Can You Use IcuSync with ChatGPT? A Honest Comparison with Claude

By Toby Pattullo
Australian Deaflympic marathon and ultra runner, and the solo developer behind IcuSync.
IcuSync is built for Claude, but because it uses MCP (Model Context Protocol), an open standard, it also works with other AI assistants that support the protocol. ChatGPT added full MCP support via Developer Mode, which means you can connect IcuSync to ChatGPT today if you want to.
This article covers what that experience actually looks like, where it works well, and where it falls short compared to Claude.
How to Connect IcuSync to ChatGPT
Developer Mode is available on any ChatGPT account including free. The initial setup must be done on the ChatGPT web app, but once connected IcuSync is available across ChatGPT web, mobile, and desktop.
- Go to chatgpt.com on a desktop browser
- Open Settings → Apps → Advanced Settings
- Enable Developer Mode
- Click Create App and add your IcuSync MCP URL
Once connected, IcuSync will be available as an app in your ChatGPT conversations.
What Works
Reading your training data works reliably. ChatGPT can call the IcuSync tools to pull your recent sessions, fitness metrics, wellness data, and athlete profile without any issues. If you ask "what did I do this week?" or "how is my fitness trending?" you will get a sensible answer drawn from your actual Intervals.icu data.
Where It Falls Short
Structured workouts are where the difference becomes clear.
IcuSync uses a specific syntax to write workouts that Intervals.icu can parse and sync to your watch. The format is precise. A simple Zone 2 run, for example, should be written as - 60m Z2 HR intensity=warmup. The instructions for this are documented clearly in the IcuSync tool schema that any connected AI can read.
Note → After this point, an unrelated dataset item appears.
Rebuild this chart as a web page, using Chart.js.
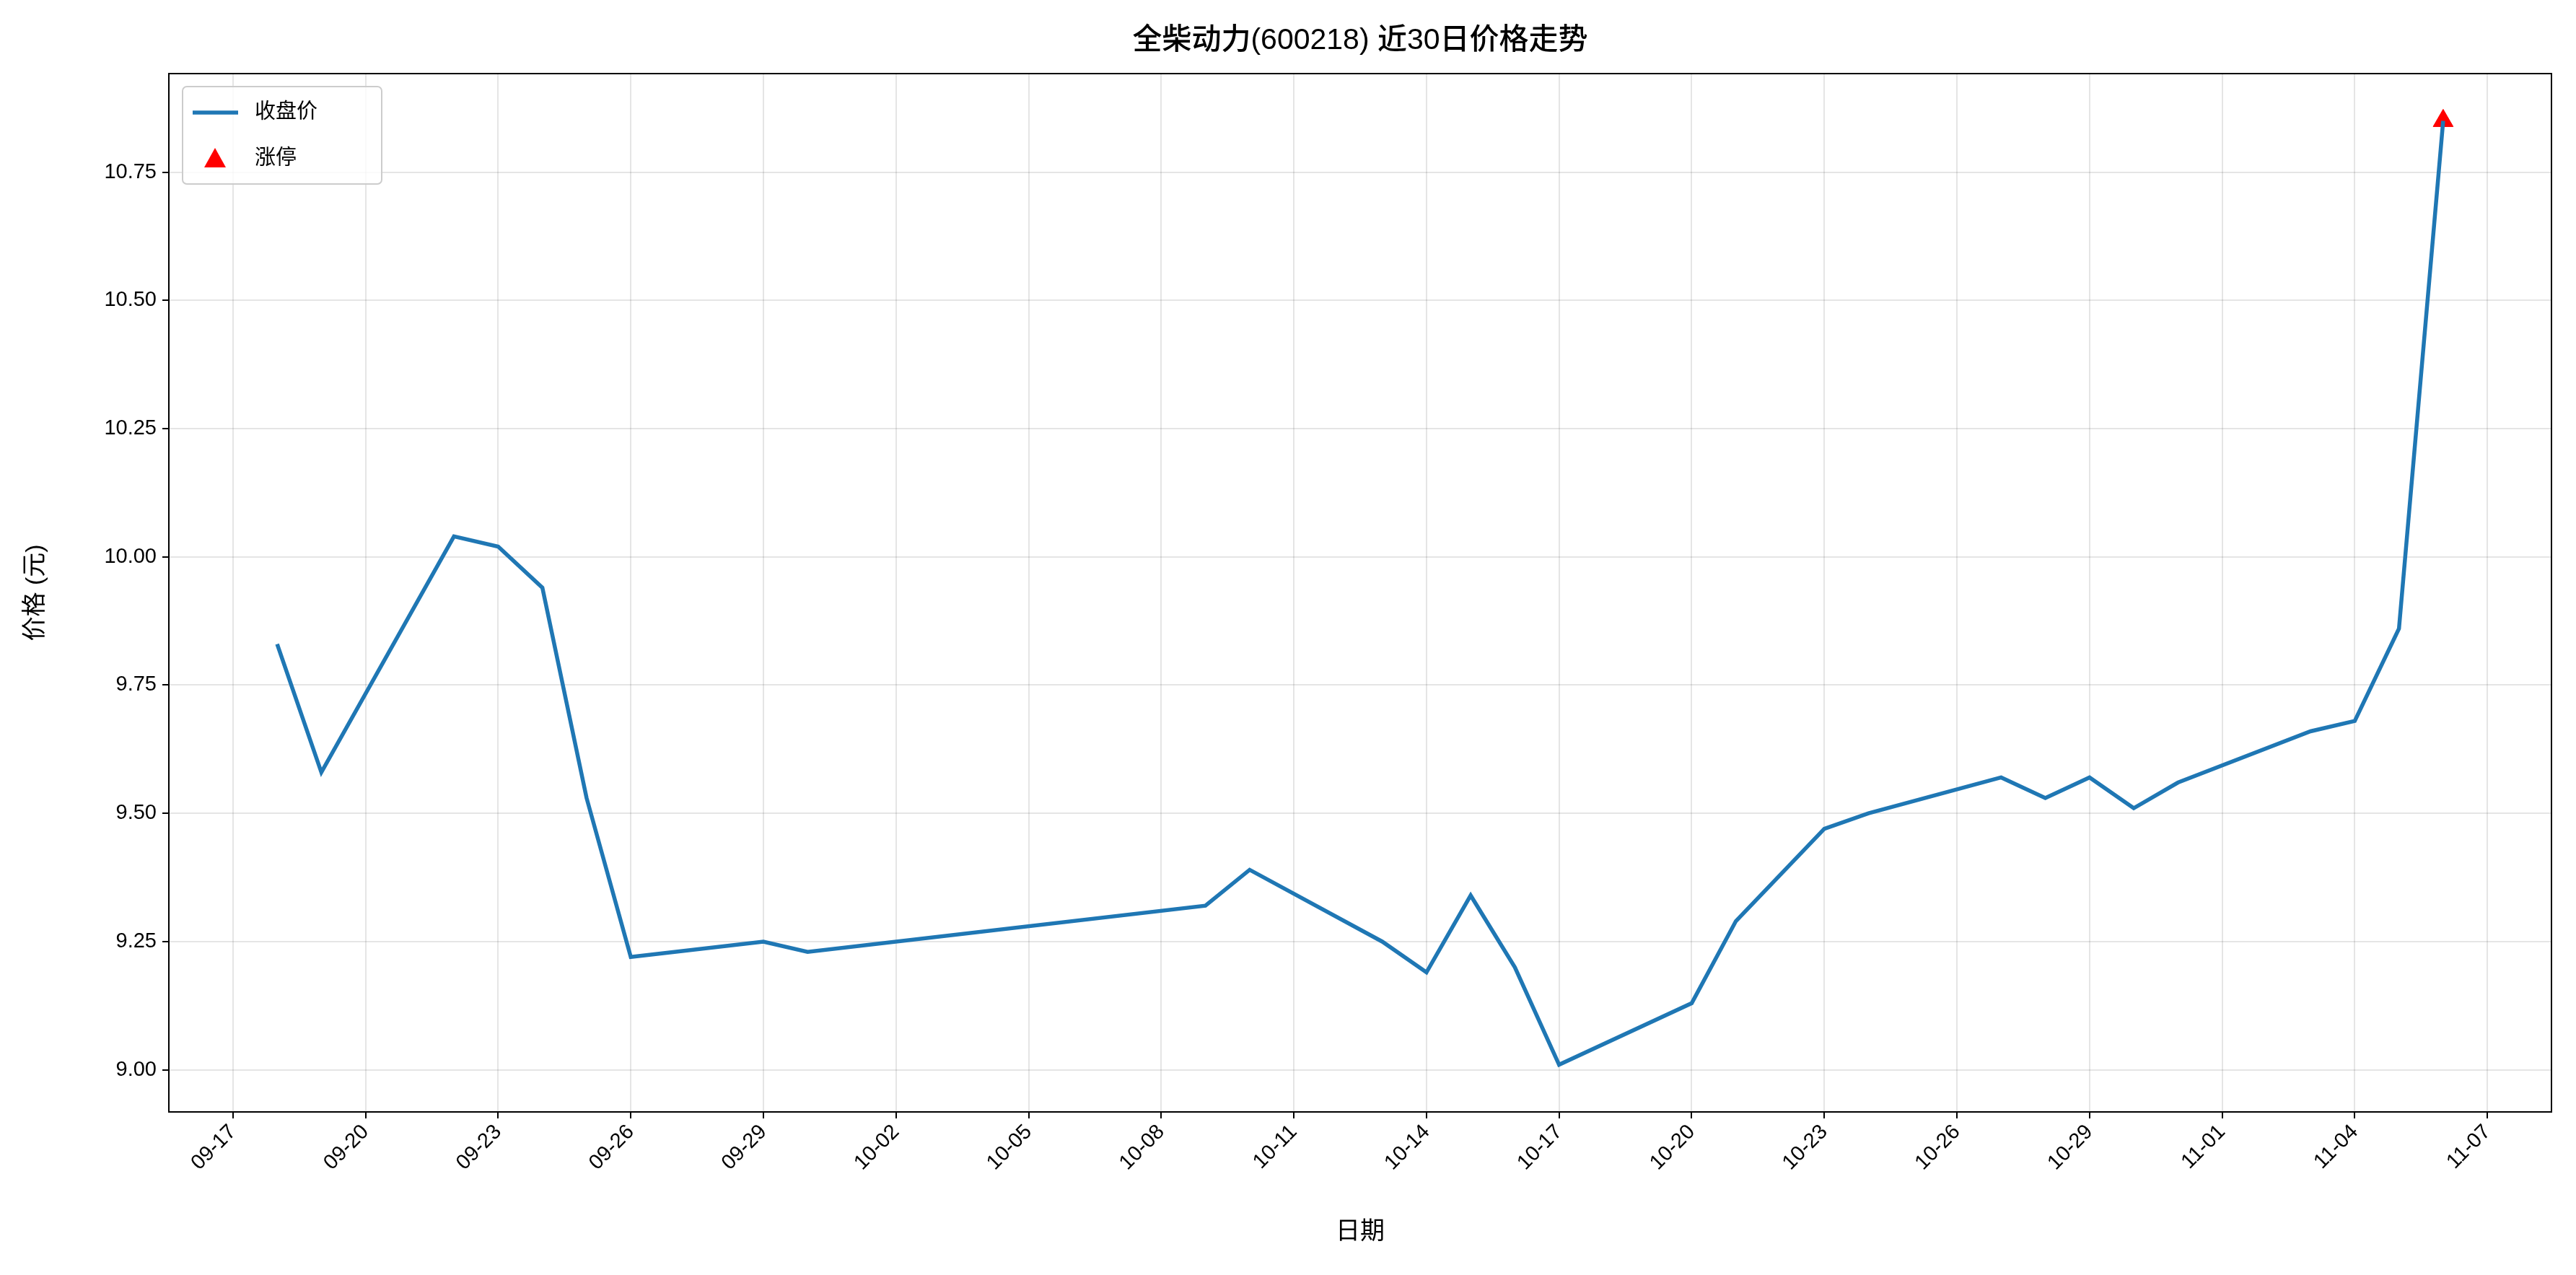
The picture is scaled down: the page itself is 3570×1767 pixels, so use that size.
<!DOCTYPE html>
<html>
<head>
<meta charset="utf-8">
<script src="https://cdn.jsdelivr.net/npm/chart.js"></script>
<style>
  body { margin: 0; background: #fff; }
  #wrap { width: 3570px; height: 1767px; }
</style>
</head>
<body>
<div id="wrap"><canvas id="price_chart" width="3570" height="1767"></canvas></div>
<script>
// dates (MM-DD) and closing prices
const dates = ['09-18','09-19','09-22','09-23','09-24','09-25','09-26','09-29','09-30',
  '10-09','10-10','10-13','10-14','10-15','10-16','10-17','10-20','10-21','10-22','10-23',
  '10-24','10-27','10-28','10-29','10-30','10-31','11-03','11-04','11-05','11-06'];
const closes = [9.83, 9.58, 10.04, 10.02, 9.94, 9.53, 9.22, 9.25, 9.23,
  9.32, 9.39, 9.25, 9.19, 9.34, 9.20, 9.01, 9.13, 9.29, 9.38, 9.47,
  9.50, 9.57, 9.53, 9.57, 9.51, 9.56, 9.66, 9.68, 9.86, 10.85];
const limitUpDates = ['11-06'];
const limitUpPrices = [10.85];

const base = Date.UTC(2025, 8, 17); // 09-17
const dayOf = s => {
  const [m, d] = s.split('-').map(Number);
  return Math.round((Date.UTC(2025, m - 1, d) - base) / 86400000);
};
const labelOf = n => {
  const dt = new Date(base + n * 86400000);
  return String(dt.getUTCMonth() + 1).padStart(2, '0') + '-' + String(dt.getUTCDate()).padStart(2, '0');
};

const FONT = '"Liberation Sans", Arial, "Noto Sans CJK SC", sans-serif';

const overlay = {
  id: 'overlay',
  afterDraw(chart) {
    const c = chart.ctx, a = chart.chartArea;
    c.save();
    c.fillStyle = '#000';
    c.font = '500 41px ' + FONT;
    c.textAlign = 'center';
    c.textBaseline = 'middle';
    c.fillText('全柴动力(600218) 近30日价格走势', (a.left + a.right) / 2, 57);
    // axis titles
    c.font = '34px ' + FONT;
    c.fillText('日期', (a.left + a.right) / 2, 1708);
    c.translate(50, (a.top + a.bottom) / 2);
    c.rotate(-Math.PI / 2);
    c.fillText('价格 (元)', 0, 0);
    c.setTransform(1, 0, 0, 1, 0, 0);
    // frame
    c.strokeStyle = '#000';
    c.lineWidth = 2;
    c.strokeRect(a.left, a.top, a.right - a.left, a.bottom - a.top);
    // legend
    const lx = 253, ly = 120, lw = 276, lh = 135;
    c.fillStyle = 'rgba(255,255,255,0.8)';
    c.strokeStyle = '#ccc';
    c.lineWidth = 2;
    c.beginPath();
    c.roundRect(lx, ly, lw, lh, 6);
    c.fill(); c.stroke();
    c.strokeStyle = '#1f77b4';
    c.lineWidth = 5.5;
    c.beginPath(); c.moveTo(lx + 14, ly + 36); c.lineTo(lx + 77, ly + 36); c.stroke();
    c.fillStyle = 'red';
    const tx = lx + 45, ty = ly + 100;
    c.beginPath(); c.moveTo(tx, ty - 15); c.lineTo(tx + 15, ty + 12); c.lineTo(tx - 15, ty + 12); c.closePath(); c.fill();
    c.fillStyle = '#000';
    c.font = '29px ' + FONT;
    c.textAlign = 'left';
    c.fillText('收盘价', lx + 100, ly + 36);
    c.fillText('涨停', lx + 100, ly + 100);
    c.restore();
  }
};

new Chart(document.getElementById('price_chart'), {
  type: 'line',
  data: {
    datasets: [{
      data: dates.map((d, i) => ({ x: dayOf(d), y: closes[i] })),
      borderColor: '#1f77b4',
      borderWidth: 5.5,
      pointRadius: 0,
      tension: 0
    }, {
      data: limitUpDates.map((d, i) => ({ x: dayOf(d), y: limitUpPrices[i] })),
      showLine: false,
      pointStyle: 'triangle',
      pointRadius: 16,
      backgroundColor: 'red',
      borderColor: 'red'
    }]
  },
  options: {
    responsive: false,
    animation: false,
    devicePixelRatio: 1,
    layout: { padding: { top: 102, right: 34, left: 0, bottom: 0 } },
    plugins: { legend: { display: false }, tooltip: { enabled: false } },
    scales: {
      x: {
        type: 'linear',
        min: -1.45, max: 52.45,
        afterBuildTicks: s => { s.ticks = []; for (let v = 0; v <= 51; v += 3) s.ticks.push({ value: v }); },
        afterFit: s => { s.height = 226; },
        ticks: {
          callback: v => labelOf(v),
          maxRotation: 45, minRotation: 45,
          color: '#000', font: { size: 29, family: FONT }, padding: 2
        },
        grid: { color: 'rgba(0,0,0,0.1)', lineWidth: 2, tickColor: '#000', tickLength: 9 },
        border: { color: '#000', width: 2 }
      },
      y: {
        min: 8.918, max: 10.942,
        afterBuildTicks: s => { s.ticks = []; for (let v = 9; v <= 10.76; v += 0.25) s.ticks.push({ value: v }); },
        afterFit: s => { s.width = 234; },
        ticks: {
          callback: v => v.toFixed(2),
          color: '#000', font: { size: 29, family: FONT }, padding: 8
        },
        grid: { color: 'rgba(0,0,0,0.1)', lineWidth: 2, tickColor: '#000', tickLength: 9 },
        border: { color: '#000', width: 2 }
      }
    }
  },
  plugins: [overlay]
});
</script>
</body>
</html>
Claude follows these instructions accurately on the first attempt. ChatGPT tends to interpret them rather than follow them literally. In testing, a request to add a 60 minute Zone 2 run to the calendar produced a workout with verbose coaching text instead of the correct structured format. Getting to the right output required multiple correction rounds.
This is not an IcuSync problem. The server behaves identically regardless of which AI is calling it. The difference is in how each model handles precise tool instructions. Claude executes them. ChatGPT paraphrases them.
For read-only use, the gap is small. For building and pushing workouts, the gap is significant.
Side by Side
| Claude | ChatGPT | |
|---|---|---|
| Read training data | ✓ Works reliably | ✓ Works reliably |
| Build structured workouts | ✓ Correct first time | ⚠ Often needs correction |
| Push workouts to calendar | ✓ Correct format | ⚠ May require multiple edits |
| Mobile app support | ✓ Web, mobile, desktop | ✓ Web, mobile, desktop (setup on web first) |
| Account requirement | Free or paid Claude | Free or paid ChatGPT |
The Bottom Line
ChatGPT can read your IcuSync data without issues. If you are already a ChatGPT user and want to ask questions about your training, it works.
For building structured workouts and pushing them to your calendar, Claude is the better choice. It follows the workout format correctly first time, which matters when the output is going straight to your watch.
IcuSync is built and tested around Claude. That is where the experience is most reliable and where ongoing development is focused.
If you want to try ChatGPT with IcuSync, it is available. Just review workout outputs carefully before confirming them.